Keith Vaughan’s 1951 self-portrait (acquired by Ruth Borchard in 1961) is a charcoal drawing of the artist perhaps on the verge of his fortieth year. Its quick draughtsmanship is a mix of boldness and delicacy, of supple modelling and light, darting charcoal strokes. The artist still looks quite boyish here, though the delicate shading for the hair above his forehead suggests it is thinning (this compares nicely with the thicker, rather dishevelled hair above his right ear). The simple drawing of the short collar is a minor calligraphic tour de force. This is assured, gentle self-portrayal, unsentimentally conveying a certain sweetness of character along with intense concentration, conjured up partly through the heavy contouring of the eyes.
It is interesting to compare this work with another self-portrait (sketchily done in gouache) in the National Portrait Collection. The latter is drawn full-on, with more realistic yet still transfixing eyes and curling nostrils; the effect is harsher, less sweet, more urgent; but the overall impression of shining intelligence and determination co-existing with gentle boyishness is similar.
Vaughan was born in 1912 at Selsley Bill, Sussex. At his public school, he gained a good grounding in Italian Renaissance art, but did not go on to art college.

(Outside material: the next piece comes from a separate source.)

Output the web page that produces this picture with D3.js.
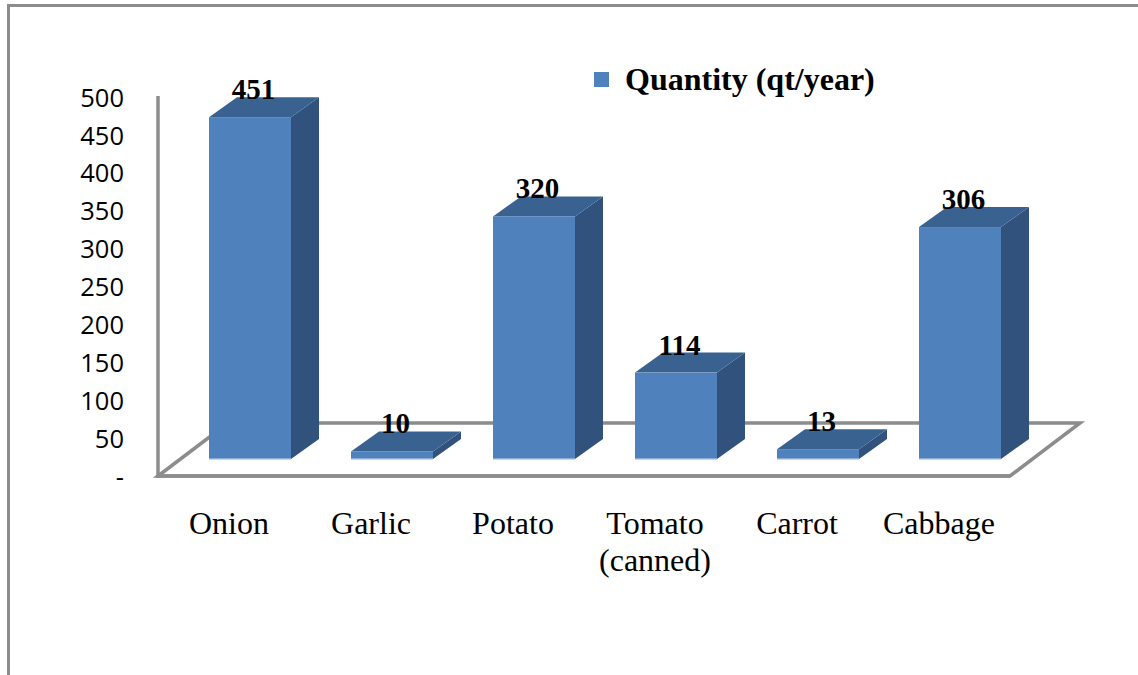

Having worked for eight years as a designer in an advertising agency, in 1939 he registered as a conscientious objector.
It was during the wartime and post-war years that Vaughan and his young fellow artists John Minton and John Craxton portrayed romantic figures of young men lit by ‘the visionary gleam’ of dusk, immersed in elegiac, rhapsodic contemplation in lush landscapes – scenes partly inspired by the rustic idylls of Samuel Palmer and, recently, Graham Sutherland (Vaughan’s slightly older friend and mentor). Vaughan’s description in his brilliantly self-exploratory Journal of adolescent boys seen bathing in the Rhône in the late 1940s – ‘with a froth of whiteness and [who] then plunge screaming into the sienna-coloured water’ – could be an articulation of one of his own immediately post-war paintings.

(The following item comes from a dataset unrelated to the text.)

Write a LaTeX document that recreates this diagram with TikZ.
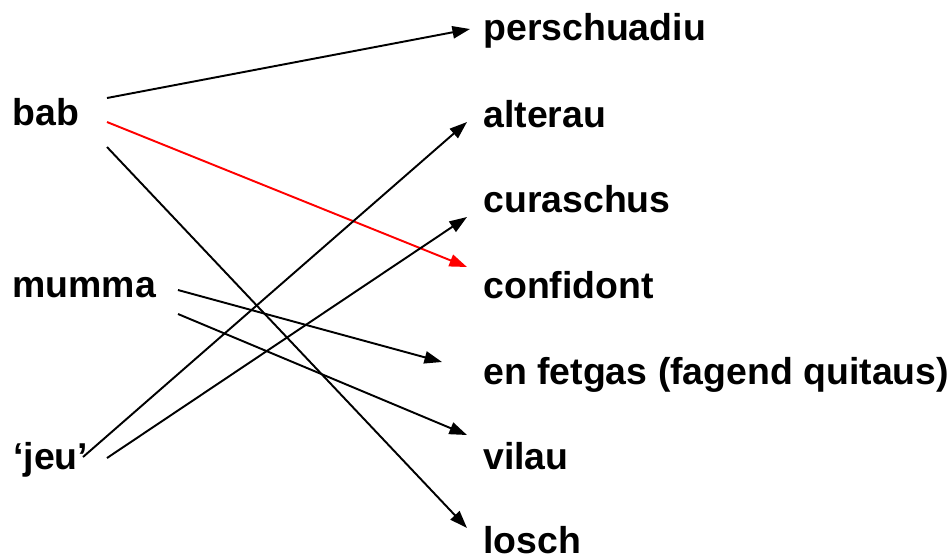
\documentclass[tikz,border=0pt]{standalone}
\usepackage{fontspec}
\setmainfont{Liberation Sans}
\usetikzlibrary{arrows.meta, calc}
\tikzstyle{word} = [anchor=base west, inner sep=0pt, font=\fontsize{21.3}{25}\selectfont\bfseries]
\tikzstyle{arrow} = [line width=1.1pt, -{Triangle[length=10pt, width=7pt]}]
\tikzstyle{redarrow} = [arrow, draw=red, -{Triangle[length=10pt, width=7pt, fill=red]}]
\begin{document}
\begin{tikzpicture}[x=0.02cm, y=-0.02cm]
    \useasboundingbox (0,0) rectangle (950,559);
    % left column
    \node (bab) [word] at (12,125) {bab}; \node (mumma) [word] at (12,297)
    {mumma}; \node (jeu) [word] at (13,469) {‘jeu’};
    % right column
    \node (persch) [word] at (483,40) {perschuadiu}; \node (alter) [word] at
    (483,127) {alterau}; \node (cura) [word] at (483,212) {curaschus}; \node
    (confi) [word] at (483,298) {confidont}; \node (fetgas) [word] at
    (483,384) {en fetgas (fagend quitaus)}; \node (vilau) [word] at (483,469)
    {vilau}; \node (losch) [word] at (483,553) {losch};

    \coordinate (B1) at ([shift={(95,-27)}]bab.base west); % starts at bab
    \coordinate (B2) at ([shift={(95,-3)}]bab.base west);
    \coordinate (B3) at ([shift={(95,22)}]bab.base west);
    \coordinate (M1) at ([shift={(166,-7)}]mumma.base west);
    \coordinate (M2) at ([shift={(166,17)}]mumma.base west);
    \coordinate (J1) at ([shift={(70,-12)}]jeu.base west);
    \coordinate (J2) at ([shift={(94,-11)}]jeu.base west);

    \coordinate (P) at ([shift={(-13,-11)}]persch.base west); % tips
    \coordinate (A) at ([shift={(-16,-5)}]alter.base west);
    \coordinate (C) at ([shift={(-16,5)}]cura.base west);
    \coordinate (K) at ([shift={(-16,-31)}]confi.base west);
    \coordinate (F) at ([shift={(-41,-22)}]fetgas.base west);
    \coordinate (V) at ([shift={(-16,-34)}]vilau.base west);
    \coordinate (L) at ([shift={(-16,-25)}]losch.base west);

    \draw [arrow] (B1) -- (P); \draw [redarrow] (B2) -- (K); \draw [arrow]
    (B3) -- (L); \draw [arrow] (M1) -- (F); \draw [arrow] (M2) -- (V);
    \draw [arrow] (J1) -- (A); \draw [arrow] (J2) -- (C);

  \end{tikzpicture}
\end{document}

In an article coinciding with Vaughan’s large retrospective at London’s Whitechapel Gallery in 1962, Bryan Robertson (the Gallery Director) quotes Vaughan:
‘The heroic nude is out for me – that monumental, dignified prototype… Before, I made assemblies of figures, people making studied gestures to each other. Or single melancholic figures. Now I’m trying to combine the two things.’